Live elephant exports from Thailand and South Africa will be on the CITES agenda

From ANIMAL PEOPLE, September 2004:

BANGKOK, JOHANNESBURG –Live elephant exports as well as
ivory sales may come under heated discussion at the 2004 Convention
on International Trade in Endangered Species conference in Bangkok,
opening on October 1.
CITES host nations often win special concessions, and
would-be Thai elephant merchants have been lobbying the Thai
government to seek looser elephant export restrictions, Friends of
the Asian Elephant foundation secretary-general Soraida Salwada
recently warned Somask Suksai of the Bangkok Post.
“Some private firms want the government to agree on free
trade in elephants, particularly those in the care of the Forest
Industry Organization,” Soraida Salwada said. “The private firms
have tried to convince the government that many elephants can be used
for commercial purposes.”
Soraida Salwada said there are now 2,600 Thai elephants in
captivity, and about 2,000 in the wild.
South African elephant exports have escalated over the past
two years, after a five-year hiatus from July 1998 until July 2003
while the notorious “Tuli elephants” case was before the courts.
African Game Services owner Riccardo Ghiazza and one of his staff
were convicted of cruelty to the 30 young elephants, captured in the
Tuli district of Botswana for sale to zoos.

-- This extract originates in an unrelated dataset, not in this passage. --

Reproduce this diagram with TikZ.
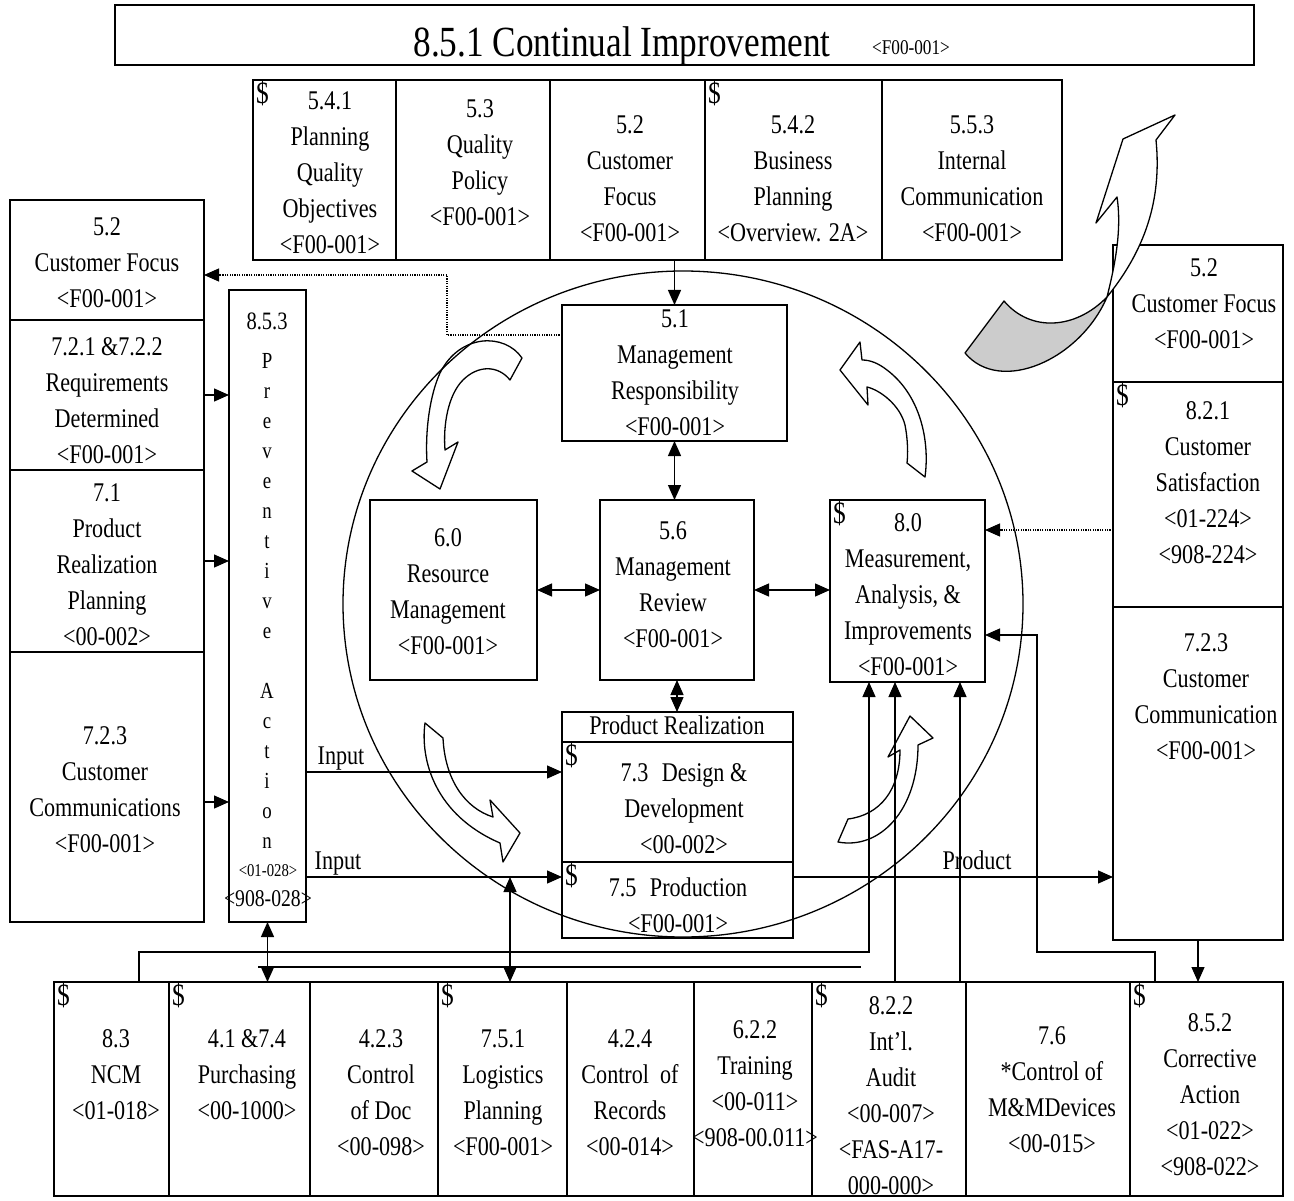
\documentclass[tikz,border=0pt]{standalone}
\usepackage{fontspec}
\setmainfont{Liberation Serif}[FakeStretch=0.82]
\usetikzlibrary{arrows.meta}
\begin{document}
\begin{tikzpicture}[x=1pt,y=-1pt,
  bx/.style={draw, line width=1.6pt, inner sep=0pt, outer sep=0pt},
  tx/.style={inner sep=0pt, anchor=north, align=center, font=\fontsize{27}{36}\selectfont},
  lb/.style={inner sep=0pt, anchor=base, font=\fontsize{27}{36}\selectfont},
  dl/.style={inner sep=0pt, anchor=north west, font=\fontsize{31}{36}\selectfont},
  cn/.style={line width=1.3pt},
  tip/.style={-{Triangle[length=15pt,width=13pt]}},
  ar/.style={cn, tip},
  dar/.style={cn, {Triangle[length=15pt,width=13pt]}-{Triangle[length=15pt,width=13pt]}},
  dotln/.style={line width=1.1pt, dash pattern=on 1.2pt off 1.2pt},
  blk/.style={line width=1.3pt, line join=round}
]
\fill[white] (0,0) rectangle (1294,1201);
\useasboundingbox (0,0) rectangle (1294,1201);

% central circle
\draw[cn] (683,604) ellipse [x radius=340pt, y radius=333pt];

% title
\node[bx, minimum width=1139pt, minimum height=60pt] (title) at (684.5,35) {};
\node[lb, font=\fontsize{43}{48}\selectfont] (titlet) at (622,57) {8.5.1 Continual Improvement};
\node[lb, font=\fontsize{21}{24}\selectfont] (titler) at (911,55) {<F00-001>};

% top row
\node[bx, minimum width=143pt, minimum height=180pt] (t541) at (324.5,170) {};
\node[bx, minimum width=154pt, minimum height=180pt] (t53) at (473,170) {};
\node[bx, minimum width=155pt, minimum height=180pt] (t52) at (627.5,170) {};
\node[bx, minimum width=177pt, minimum height=180pt] (t542) at (793.5,170) {};
\node[bx, minimum width=180pt, minimum height=180pt] (t553) at (972,170) {};
\node[dl] (t541d) at (256,81) {\$};
\node[tx] (t541t) at (330,84) {\strut 5.4.1\\Planning\\Quality\\Objectives\\<F00-001>};
\node[tx] (t53t) at (480,92) {\strut 5.3\\Quality\\Policy\\<F00-001>};
\node[tx] (t52t) at (630,108) {\strut 5.2\\Customer\\Focus\\<F00-001>};
\node[dl] (t542d) at (708,81) {\$};
\node[tx] (t542t) at (793,108) {\strut 5.4.2\\Business\\Planning\\<Overview. 2A>};
\node[tx] (t553t) at (972,108) {\strut 5.5.3\\Internal\\Communication\\<F00-001>};

% left column
\node[bx, minimum width=194pt, minimum height=120pt] (l52) at (107,260) {};
\node[bx, minimum width=194pt, minimum height=150pt] (l72) at (107,395) {};
\node[bx, minimum width=194pt, minimum height=182pt] (l71) at (107,561) {};
\node[bx, minimum width=194pt, minimum height=270pt] (l723) at (107,787) {};
\node[tx] (l52t) at (107,210) {\strut 5.2\\Customer Focus\\<F00-001>};
\node[tx] (l72t) at (107,330) {\strut 7.2.1 \&7.2.2\\Requirements\\Determined\\<F00-001>};
\node[tx] (l71t) at (107,476) {\strut 7.1\\Product\\Realization\\Planning\\<00-002>};
\node[tx] (l723t) at (105,719) {\strut 7.2.3\\Customer\\Communications\\<F00-001>};

% preventive action column
\node[bx, minimum width=77pt, minimum height=632pt] (prev) at (267.5,606) {};
\node[lb, font=\fontsize{25}{30}\selectfont] (prevn) at (267,329) {8.5.3};
\node[tx, font=\fontsize{23}{30}\selectfont] (prevt) at (267,347)
  {\strut P\\r\\e\\v\\e\\n\\t\\i\\v\\e\\[30pt]A\\c\\t\\i\\o\\n};
\node[lb, font=\fontsize{18}{20}\selectfont] (prevc1) at (268,876) {<01-028>};
\node[lb, font=\fontsize{24}{26}\selectfont] (prevc2) at (268,906) {<908-028>};

% centre boxes
\node[bx, minimum width=225pt, minimum height=136pt] (m51) at (674.5,373) {};
\node[tx] (m51t) at (675,302) {\strut 5.1\\Management\\Responsibility\\<F00-001>};
\node[bx, minimum width=167pt, minimum height=180pt] (m60) at (453.5,590) {};
\node[tx] (m60t) at (448,521) {\strut 6.0\\Resource\\Management\\<F00-001>};
\node[bx, minimum width=154pt, minimum height=180pt] (m56) at (677,590) {};
\node[tx] (m56t) at (673,514) {\strut 5.6\\Management\\Review\\<F00-001>};
\node[bx, minimum width=155pt, minimum height=182pt] (m80) at (907.5,591) {};
\node[dl] (m80d) at (833,501) {\$};
\node[tx] (m80t) at (908,506) {\strut 8.0\\Measurement,\\Analysis, \&\\Improvements\\<F00-001>};

% product realization
\node[bx, minimum width=231pt, minimum height=30pt] (prh) at (677.5,727) {};
\node[lb] (prht) at (677,734) {Product Realization};
\node[bx, minimum width=231pt, minimum height=120pt] (p73) at (677.5,802) {};
\node[dl] (p73d) at (565,743) {\$};
\node[tx] (p73t) at (684,756) {\strut 7.3\enspace Design \&\\Development\\<00-002>};
\node[bx, minimum width=231pt, minimum height=76pt] (p75) at (677.5,900) {};
\node[dl] (p75d) at (565,863) {\$};
\node[tx] (p75t) at (678,871) {\strut 7.5\enspace Production\\<F00-001>};

% right column
\node[bx, minimum width=170pt, minimum height=137pt] (r52) at (1198,313.5) {};
\node[tx] (r52t) at (1204,251) {\strut 5.2\\Customer Focus\\<F00-001>};
\node[bx, minimum width=170pt, minimum height=225pt] (r821) at (1198,494.5) {};
\node[dl] (r821d) at (1116,383) {\$};
\node[tx] (r821t) at (1208,394) {\strut 8.2.1\\Customer\\Satisfaction\\<01-224>\\<908-224>};
\node[bx, minimum width=170pt, minimum height=333pt] (r723) at (1198,773.5) {};
\node[tx] (r723t) at (1206,626) {\strut 7.2.3\\Customer\\Communication\\<F00-001>};

% bottom row
\node[bx, minimum width=115pt, minimum height=214pt] (b83) at (111.5,1089) {};
\node[bx, minimum width=141pt, minimum height=214pt] (b41) at (239.5,1089) {};
\node[bx, minimum width=128pt, minimum height=214pt] (b423) at (374,1089) {};
\node[bx, minimum width=129pt, minimum height=214pt] (b751) at (502.5,1089) {};
\node[bx, minimum width=127pt, minimum height=214pt] (b424) at (630.5,1089) {};
\node[bx, minimum width=118pt, minimum height=214pt] (b622) at (753,1089) {};
\node[bx, minimum width=154pt, minimum height=214pt] (b822) at (889,1089) {};
\node[bx, minimum width=164pt, minimum height=214pt] (b76) at (1048,1089) {};
\node[bx, minimum width=153pt, minimum height=214pt] (b852) at (1206.5,1089) {};
\node[dl] (b83d) at (57,983) {\$};
\node[tx] (b83t) at (116,1022) {\strut 8.3\\NCM\\<01-018>};
\node[dl] (b41d) at (172,983) {\$};
\node[tx] (b41t) at (247,1022) {\strut 4.1 \&7.4\\Purchasing\\<00-1000>};
\node[tx] (b423t) at (381,1022) {\strut 4.2.3\\Control\\of Doc\\<00-098>};
\node[dl] (b751d) at (441,983) {\$};
\node[tx] (b751t) at (503,1022) {\strut 7.5.1\\Logistics\\Planning\\<F00-001>};
\node[tx] (b424t) at (630,1022) {\strut 4.2.4\\Control\ \ of\\Records\\<00-014>};
\node[tx] (b622t) at (755,1013) {\strut 6.2.2\\Training\\<00-011>\\<908-00.011>};
\node[dl] (b822d) at (815,983) {\$};
\node[tx] (b822t) at (891,989) {\strut 8.2.2\\Int'l.\\Audit\\<00-007>\\<FAS-A17-\\000-000>};
\node[tx] (b76t) at (1052,1019) {\strut 7.6\\*Control of\\M\&MDevices\\<00-015>};
\node[dl] (b852d) at (1133,983) {\$};
\node[tx] (b852t) at (1210,1006) {\strut 8.5.2\\Corrective\\Action\\<01-022>\\<908-022>};

% block arrows around the circle
\draw[blk] (522,358) .. controls (505,333) and (460,333) .. (440,373)
  .. controls (430,395) and (425,430) .. (427,462) -- (412,471) -- (440,489) -- (458,442) -- (445,450)
  .. controls (443,425) and (448,395) .. (463,380) .. controls (478,365) and (498,365) .. (510,380) -- cycle;
\draw[blk] (925,477) .. controls (930,440) and (920,395) .. (887,370)
  .. controls (878,363) and (870,360) .. (862,360) -- (860,342) -- (840,370) -- (868,405) -- (867,387)
  .. controls (880,390) and (900,405) .. (905,425) .. controls (908,440) and (908,455) .. (907,463) -- cycle;
\draw[blk] (425,723) .. controls (420,760) and (435,815) .. (500,843) -- (503,862) -- (520,833) -- (490,800) -- (493,817)
  .. controls (465,808) and (445,780) .. (443,738) -- cycle;
\draw[blk] (838,842) .. controls (880,850) and (918,810) .. (918,745) -- (933,738) -- (910,716) -- (888,757) -- (900,750)
  .. controls (900,790) and (880,815) .. (848,819) -- cycle;

% big twisted arrow (top right)
\draw[blk, fill=black!20] (965,353) -- (1004,301) .. controls (1030,332) and (1075,330) .. (1107,297)
  .. controls (1080,360) and (1000,395) .. (965,353) -- cycle;
\draw[blk, fill=white] (1107,297) .. controls (1115,265) and (1122,230) .. (1117,197) -- (1096,223) -- (1123,139)
  -- (1175,115) -- (1156,140) .. controls (1162,200) and (1145,250) .. (1107,297) -- cycle;

% connectors
\draw[ar] (m51.north |- t52.south) -- (m51.north);
\coordinate (dc) at (447,275);
\draw[dotln, tip] ([yshift=-30pt]m51.north west) -| (dc) -- (l52.east |- dc);
\draw[ar] (l72.east) -- (l72.east -| prev.west);
\draw[ar] (l71.east) -- (l71.east -| prev.west);
\draw[ar] ([yshift=-15pt]l723.east) -- ([yshift=-15pt]l723.east -| prev.west);
\coordinate (in1) at ([yshift=30pt]p73.west);
\coordinate (in2) at ([yshift=23pt]p75.west);
\draw[ar] (prev.east |- in1) -- (in1);
\draw[ar] (prev.east |- in2) -- (in2);
\node[lb] (inl1) at (341,764) {Input};
\node[lb] (inl2) at (338,869) {Input};
\coordinate (pr) at ([yshift=23pt]p75.east);
\draw[ar] (pr) -- (pr -| r723.west);
\node[lb] (prl) at (977,869) {Product};
\draw[dar] (m60.east) -- (m60.east -| m56.west);
\draw[dar] (m56.east) -- (m56.east -| m80.west);
\draw[dar] (m51.south) -- (m51.south |- m56.north);
\draw[dar] (m56.south) -- (m56.south |- prh.north);
\coordinate (ds) at ([yshift=-35.5pt]r821.west);
\draw[dotln, tip] (ds) -- (ds -| m80.east);
\coordinate (c1) at (1037,952);
\draw[ar] ([xshift=-51.5pt]b852.north) |- (c1) |- ([yshift=-44pt]m80.east);
\coordinate (c2) at (869,952);
\draw[ar] ([xshift=27.5pt]b83.north) |- (c2) -- (c2 |- m80.south);
\coordinate (c3) at ([xshift=6pt]b822.north);
\draw[ar] (c3) -- (c3 |- m80.south);
\coordinate (c4) at ([xshift=71pt]b822.north);
\draw[ar] (c4) -- (c4 |- m80.south);
\draw[ar] (r723.south) -- (r723.south |- b852.north);
\draw[dar] (prev.south) -- (prev.south |- b41.north);
\coordinate (v1) at (510,877);
\draw[dar] (v1) -- (v1 |- b751.north);
\coordinate (busL) at (258,967);
\coordinate (busR) at (861,967);
\draw[line width=2.4pt] (busL) -- (busR);
\end{tikzpicture}
\end{document}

The case was barely concluded when three young elephants were
sold to a zoo in the Czech Republic, four were sold to Mexico,
seven were sent to the San Diego Zoo, and four went to the Lowry
Park Zoo in Florida.
In January 2004 Johannes-burg Mail & Guardian writer Fiona
Macleod charged that, “Six adult members of a herd were gunned down
in Mpumalanga and their eight babies were kidnapped for sale to
exhibition parks,” in a reprise of the practices that were
supposedly abolished as inhumane due to the outcry resulting from the
Tuli case.
Four of the baby elephants were sent to the Knysna Elephant
Park in the Western Cape region, while the other four were to go to
the Elephant Sanctuary, owned by Craig Saunders, Macleod reported.
Saunders was a defendant in the Tuli case, but all charges against
him were eventually dismissed.
In May 2004 South African National Park Service chief David
Mabunda reiterated that SANParks is still observing a nine-year-old
policy of not engaging in lethal elephant culls, but live exports
continued with the August 2004 sale of four young elephants to China
and three to Poland.
In the interim, SANParks ordered rangers at the
Hluhluwe-Imfolozi National Park in KwaZulu-Natal to immediately shoot
young elephant bulls who consistently display aggressive behavior.
Three young elephant bulls were shot during July for attacking
rhinos, tourists’ cars, and wildlife staff.
Ezemvelo KwaZulu-Natal Wildlife agency spokesperson Jeff
Gaisford told Johannesburg Satur-day Star reporter Tony Carnie that
about 180 elephants orphaned by culling at Kruger National Park in
the 1980s were taken to Hluhluwe-Imfolozi, where at the time there
were no older bulls to teach them proper behavior. Many of the young
bulls became abnormally aggressive, killing nearly 60 white rhinos
within the past 10 years. This behavior has rarely been seen
anywhere else.
Controversy over alleged culling by covert means erupted on a
second front in July 2004 when Fiona Macleod disclosed that “Police
and conservation officials are investigating the ‘hunting’ of a
Kruger elephant bull within hours of his delivery” to hunting
outfitter Hugo Ras of the Orion Safari Lodge near Rustenberg.
“Sedated and disoriented, after being plucked from the wild
and transported, the bull was reportedly shot by a Texas oil
magnate,” Mcleod wrote.
The bull was one of four who were sold to Ras by the Sabi
Sands game reserve on the western edge of Kruger, Mcleod said.
“The reserve says it has an overpopulation of elephants
coming from Kruger,” Macleod explained. “Sabi Sands has sold about
80 elephants to private buyers in the past two years, and plans to
sell more.”
Ras insisted that the elephant was shot, in apparent
contravention of the Sabi Sands terms of sale, after breaking out of
confinement and “causing mayhem.”
Noted Macleod, “Ras has faced a number of charges of illegal
hunting in Limpopo and KwaKullu-Natal. Limpopo officials say they
are investigating him in connection with further irregularities.”